狂乱物価:1970年代日本を襲った異常な物価高騰の真相
1970年代半ば、日本経済は激動の時代を迎えました。その中心にあったのが「狂乱物価」と呼ばれる異常な物価高騰です。この現象は、特に1974年に顕著となり、経済成長の裏側で深刻な影響をもたらしました。本記事では、狂乱物価の背景、要因、そしてその影響について詳しく見ていきます。
狂乱物価の背景:高度経済成長からの転換点
戦後の日本は、1950年代後半から1970年代初頭にかけて高度経済成長を遂げました。この時期、日本はインフラ整備や産業発展に注力し、国民生活も大きく向上しました。しかし、その成長の勢いが減速し始めた1970年代、日本経済は新たな課題に直面します。
1972年に誕生した田中角栄内閣は、「日本列島改造論」を掲げ、大規模な公共投資と都市開発を進めました。この政策は一時的に経済を活性化させましたが、需要の急増によってインフレ圧力を高める一因となりました。そして、1973年の第一次オイルショックが追い打ちをかけ、狂乱物価が発生しました。
オイルショックと物価高騰
1973年10月、第四次中東戦争の勃発に伴い、原油価格が急騰しました。石油依存度の高かった日本経済は大きな打撃を受け、エネルギーコストの上昇が他の物価にも波及。消費者物価指数(CPI)は1973年に11.7%、1974年には23.2%という記録的な上昇を見せました。

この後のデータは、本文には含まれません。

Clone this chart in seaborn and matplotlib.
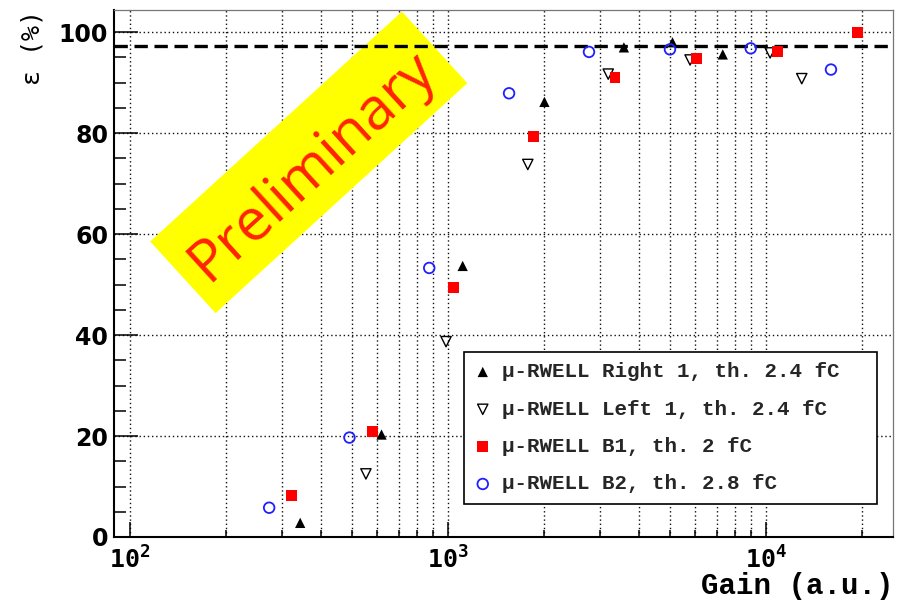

この時期、企業はコスト増を価格に転嫁せざるを得ず、日用品や食品、エネルギー価格が急騰しました。また、物価高騰への不安から買いだめが広がり、トイレットペーパーや洗剤などの日用品が店頭から消える事態も発生。これが「買い占め騒動」として社会問題化しました。
経済への影響:マイナス成長の始まり
狂乱物価の影響で、日本経済は戦後初のマイナス成長を記録しました。1974年には実質GDPが1.2%減少。これはオイルショックによるコスト増加や、物価高による消費者の購買意欲低下が主な要因でした。また、企業経営も苦境に立たされ、多くの中小企業が倒産に追い込まれました。
狂乱物価がもたらした教訓
狂乱物価は、日本経済に多大な影響を与えただけでなく、物価やエネルギー政策の重要性を再認識させました。この経験をもとに、日本は省エネ技術の開発やエネルギーの多様化を進め、経済の安定化に向けた取り組みを強化していきました。また、国民の間では「不況下での備え」の意識が根付く契機にもなりました。
現代に活きる狂乱物価の教訓
2020年代の現代社会でも、エネルギー価格の変動やインフレの影響が懸念されています。狂乱物価の教訓から、私たちはエネルギーの効率的な利用や物価変動への備えがいかに重要かを学ぶことができます。
狂乱物価は、単なる経済現象ではなく、日本社会の転換点を象徴する出来事でした。この歴史を振り返ることで、現代の経済課題にどう向き合うべきか考えるヒントが得られるのではないでしょうか。